Cannabis in America
Councilman David Grosso Proposes Bill to Tax and Regulate Marijuana in D.C.
District of Columbia Councilman David Grosso is determined to institute a regulated marketplace for legal marijuana in the nation’s capital. For the third time in just over three years, Grosso, an at-large councilmember, introduced a bill to tax and regulate cannabis sales in D.C. on Tuesday. The Marijuana Legalization and Regulation Act of 2017 was co-introduced by two other D.C. councilmembers, Robert White and Brianne Nadeau.
D.C. is “in limbo status where [cannabis] is legal but it’s not legal, and I would love for us to get to a point where it’s regulated like alcohol,” Grosso told Law Street. Grosso, who proposed a similar bill in September 2013, and again in January 2015, said that as a member of D.C.’s legislative body, he has a responsibility to propose legislation that benefits his constituents and the city as a whole.

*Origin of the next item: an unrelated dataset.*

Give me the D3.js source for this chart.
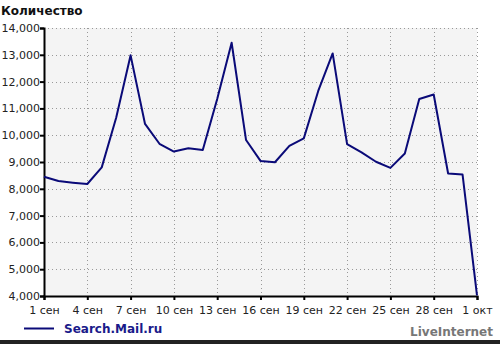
<!DOCTYPE html>
<html>
<head>
<meta charset="utf-8">
<script src="https://cdn.jsdelivr.net/npm/d3@7"></script>
<style>
  body { margin: 0; background: #fff; }
  svg { display: block; font-family: "DejaVu Sans", Verdana, sans-serif; }
</style>
</head>
<body>
<div id="chart"></div>
<script>
// daily values, 1 сен .. 1 окт
const days = d3.range(0, 31);
const values = [8450, 8290, 8230, 8180, 8800, 10650, 12980, 10420, 9680, 9390,
                9510, 9450, 11350, 13450, 9820, 9040, 8990, 9600, 9880, 11650,
                13050, 9670, 9360, 9010, 8780, 9320, 11350, 11520, 8570, 8530, 4020];
const tickDays = [0, 3, 6, 9, 12, 15, 18, 21, 24, 27, 30];
const tickLabels = ['1 сен', '4 сен', '7 сен', '10 сен', '13 сен', '16 сен',
                    '19 сен', '22 сен', '25 сен', '28 сен', '1 окт'];
const yTicks = [4000, 5000, 6000, 7000, 8000, 9000, 10000, 11000, 12000, 13000, 14000];
const seriesName = 'Search.Mail.ru';

const W = 500, H = 344;
const margin = { top: 28, right: 23, bottom: 48, left: 44 };
const width = W - margin.left - margin.right;
const height = H - margin.top - margin.bottom;

const svg = d3.select('#chart').append('svg')
    .attr('width', W)
    .attr('height', H);

// bottom dark border
svg.append('rect')
    .attr('x', 0).attr('y', H - 4).attr('width', W).attr('height', 4)
    .attr('fill', '#222');

svg.append('text')
    .attr('x', 1).attr('y', 15)
    .attr('font-size', 12).attr('font-weight', 'bold')
    .attr('fill', '#111')
    .text('Количество');

const g = svg.append('g')
    .attr('transform', `translate(${margin.left}, ${margin.top})`);

const x = d3.scaleLinear().domain([0, 30]).range([0, width]);
const y = d3.scaleLinear().domain([4000, 14000]).range([height, 0]);

g.append('rect')
    .attr('width', width).attr('height', height)
    .attr('fill', '#f4f4f4');

// dotted grid
g.selectAll('.hgrid')
    .data(yTicks.slice(1))
    .enter().append('line')
    .attr('x1', 0).attr('x2', width)
    .attr('y1', d => Math.round(y(d)) + 0.5).attr('y2', d => Math.round(y(d)) + 0.5)
    .attr('stroke', '#999').attr('stroke-dasharray', '1,3');

g.selectAll('.vgrid')
    .data(tickDays.slice(1))
    .enter().append('line')
    .attr('y1', 0).attr('y2', height)
    .attr('x1', d => Math.round(x(d)) + 0.5).attr('x2', d => Math.round(x(d)) + 0.5)
    .attr('stroke', '#999').attr('stroke-dasharray', '1,3');

// axes
const yAxis = d3.axisLeft(y)
    .tickValues(yTicks)
    .tickSize(4)
    .tickFormat(d3.format(','));

const xAxis = d3.axisBottom(x)
    .tickValues(tickDays)
    .tickSize(4)
    .tickFormat((d, i) => tickLabels[i]);

const ya = g.append('g').call(yAxis);
const xa = g.append('g').attr('transform', `translate(0, ${height})`).call(xAxis);

[ya, xa].forEach(a => {
    a.select('.domain').attr('stroke', '#000').attr('stroke-width', 2);
    a.selectAll('.tick line').attr('stroke', '#000').attr('stroke-width', 2);
    a.selectAll('.tick text').attr('font-size', 11).attr('fill', '#222')
        .attr('font-family', '"DejaVu Sans", Verdana, sans-serif');
});
ya.selectAll('.tick text').attr('x', -4);
xa.selectAll('.tick text').attr('y', 10);

// series line
const line = d3.line()
    .x((d, i) => x(days[i]))
    .y(d => y(d));

g.append('path')
    .datum(values)
    .attr('fill', 'none')
    .attr('stroke', '#0a0a78')
    .attr('stroke-width', 2)
    .attr('stroke-linejoin', 'round')
    .attr('d', line);

// legend
svg.append('line')
    .attr('x1', 24).attr('x2', 54)
    .attr('y1', 328.5).attr('y2', 328.5)
    .attr('stroke', '#0a0a78').attr('stroke-width', 2);

svg.append('text')
    .attr('x', 64).attr('y', 333)
    .attr('font-size', 12).attr('font-weight', 'bold')
    .attr('fill', '#1a1a8a')
    .text(seriesName);

svg.append('text')
    .attr('x', 493).attr('y', 336)
    .attr('text-anchor', 'end')
    .attr('font-size', 12).attr('font-weight', 'bold')
    .attr('fill', '#777')
    .text('LiveInternet');
</script>
</body>
</html>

In November 2014, nearly 70 percent of D.C. residents voted for Initiative 71, which legalized the possession of marijuana in the city. The initiative legalized possession of up to two ounces of marijuana for people 21 and up. It also allowed people to gift, for no compensation, up to one ounce of marijuana. When the legalization initiative passed, Congress included language in the city’s budget that blocked it from regulating the sale of marijuana, making it markedly different from states like Colorado and Oregon that have legalized the sale of recreational marijuana in dispensaries.
This time around, many of Grosso’s colleagues declined to co-sign the bill, possibly deterred by a letter Congress sent two years ago, which explicitly stated that proposing marijuana legalization measures is a violation of federal law. That letter, Grosso said, nixed any chance of a hearing on the bill two years ago; there will likely be no hearing this year either.
Grosso is well aware that by proposing further marijuana legislation, he is flouting Congress. “I recognize that by introducing [the bill] is some level of infraction of the mandate that says don’t do it,” he said. “At the same time I’m not worried about that.” By proposing the legislation, Grosso is violating the federal Antideficiency Act, which prohibits federal employees from appropriating funds that have not been authorized.
But that law, Grosso said, has never been enforced. What if Congress did decide to enforce it? “I would frankly welcome that,” he said, adding that it “would bring attention to the situation… and [show] that Congress is the overlord of the District of Columbia.”